The problem of two-player zero-sum Markov games has recently attracted increasing interests in theoretical studies of multi-agent reinforcement learning (RL). In particular, for finite-horizon episodic Markov decision processes (MDPs), it has been shown that model-based algorithms can find an $epsilon$-optimal Nash Equilibrium (NE) with the sample complexity of $O(H^3SAB/epsilon^2)$, which is optimal in the dependence of the horizon $H$ and the number of states $S$ (where $A$ and $B$ denote the number of actions of the two players, respectively). However, none of the existing model-free algorithms can achieve such an optimality.
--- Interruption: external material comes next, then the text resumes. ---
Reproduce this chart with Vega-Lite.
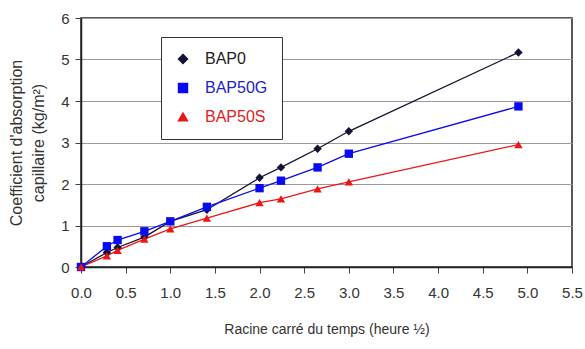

In this work, we propose a model-free stage-based Q-learning algorithm and show that it achieves the same sample complexity as the best model-based algorithm, and hence for the first time demonstrate that model-free algorithms can enjoy the same optimality in the $H$ dependence as model-based algorithms. The main improvement of the dependency on $H$ arises by leveraging the popular variance reduction technique based on the reference-advantage decomposition previously used only for single-agent RL. However, such a technique relies on a critical monotonicity property of the value function, which does not hold in Markov games due to the update of the policy via the coarse correlated equilibrium (CCE) oracle. Thus, to extend such a technique to Markov games, our algorithm features a key novel design of updating the reference value functions as the pair of optimistic and pessimistic value functions whose value difference is the smallest in the history in order to achieve the desired improvement in the sample efficiency.

6/7/2024